The Pittsburgh Penguins are a franchise who routinely look to make a splash via trades. They did so once again over the offseason as Kessel came to Pittsburgh and Scott Harrington, Nick Spaling, Kasperi Kapanen and their first-round draft pick went to the Toronto Maple Leafs.
It seemed to be a match made in heaven, Sidney Crosby would finally have a talented scoring wing to play with. However, this union would not last long as the duo could not develop chemistry and Kessel was quickly moved to Evgeni Malkin’s line.
Through 23 games as a Penguin, Kessel has seven goals and eight assists for a total of 15 points. Projecting those totals for the entire season, Kessel would finish with 25 goals, 28 assists and 53 points. That production is hardly what the Penguins envisioned from a player who has seven 20 goal seasons, four 30 goal seasons and a career high of 82 points.
If you just look at the numbers, Kessel’s tenure in Pittsburgh has been a disappointment. Kessel played seven games alongside Crosby and only netted three points. While alongside Malkin, Kessel has played 16 games and has 12 points, which projects to 62 points in a full season. This still isn’t the production that the Penguins were looking for.

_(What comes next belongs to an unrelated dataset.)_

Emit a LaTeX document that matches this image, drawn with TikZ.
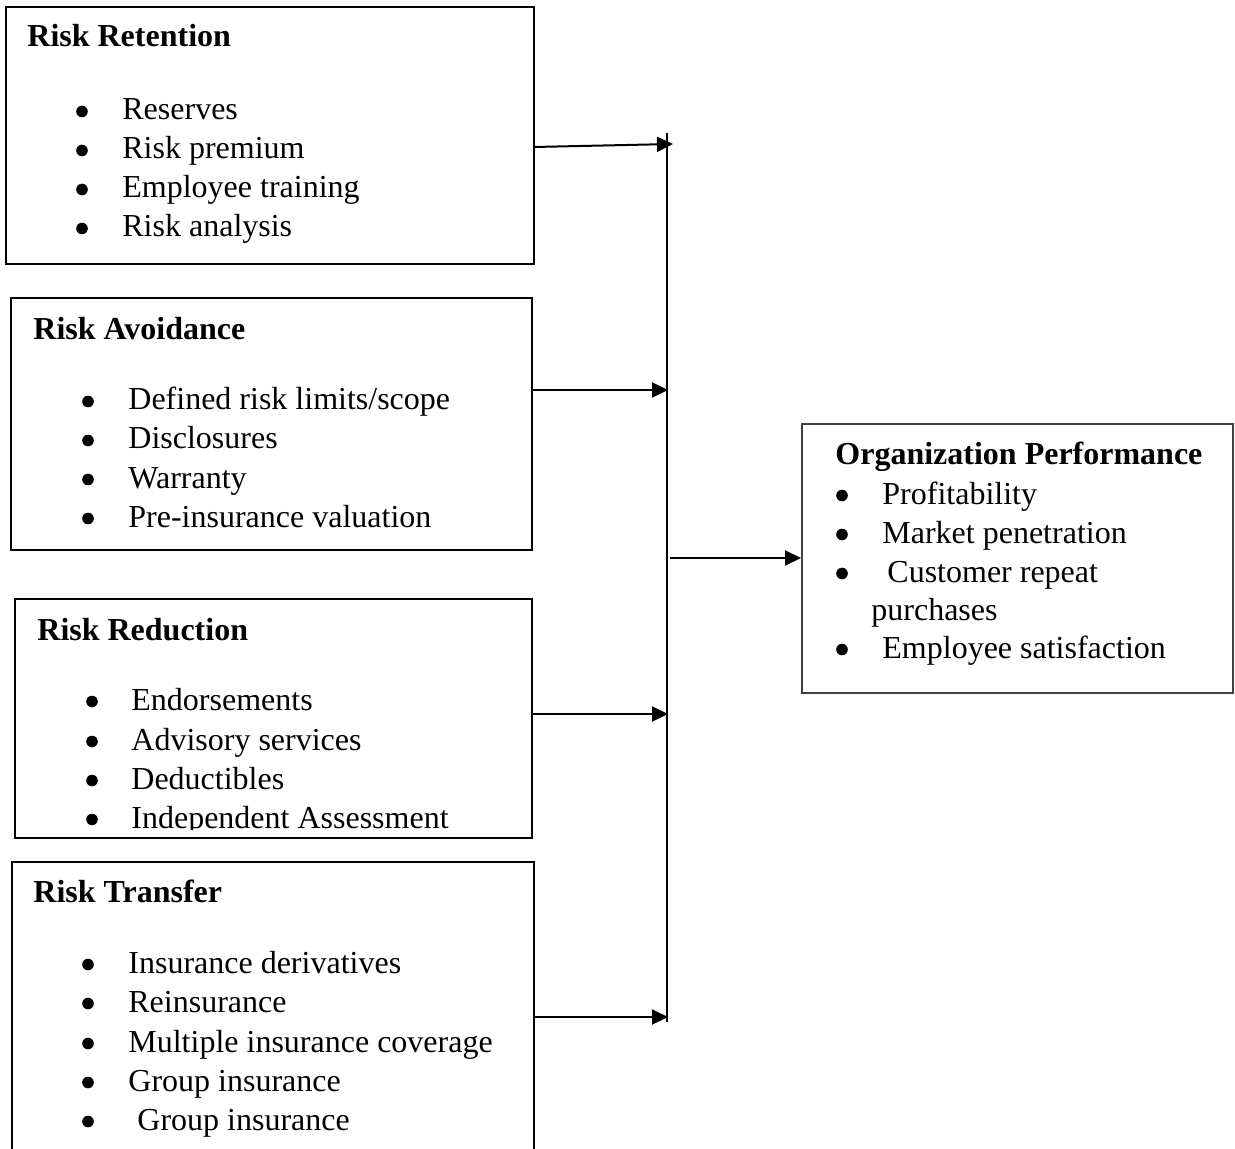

A common question was how many goals will he score? Will it be 40, 50 or even 60?
It seems that Kessel’s first season in Pittsburgh might end up being a disappointment, unless their offense comes to life. The Penguins were supposed to be one of the most exciting teams to watch with Crosby, Malkin, Kessel, Kris Letang and Patric Hornqvist on the roster, but they’re scoring 2.22 goals per game or 25th in the league.
How is Kessel a hidden gem given his disappointing numbers?
Take a look at this graphic from war-on-ice.com which shows Kessel’s corsi-for percentage.
Phil Kessel has had two, count them, two games with a corsi-for percentage below 50%. One of these games came alongside Crosby, who he had very little chemistry with and the other was against the Buffalo Sabres when the Penguins were out shot, but found a way to win.
The Penguins have struggled with offensive production and offense starts with possession of the puck. Kessel has had countless breakaways and has a been driving possession for the Penguins. The reason why he isn’t scoring is because of his low shooting percentage and a ton of blocked shots. He’s shooting over two percent below his career average at even strength and he’s not seeing a lot of ice time.
If Kessel starts getting a little “puck luck” and some more ice time, his production should increase, especially as he continues to hone his game alongside Malkin.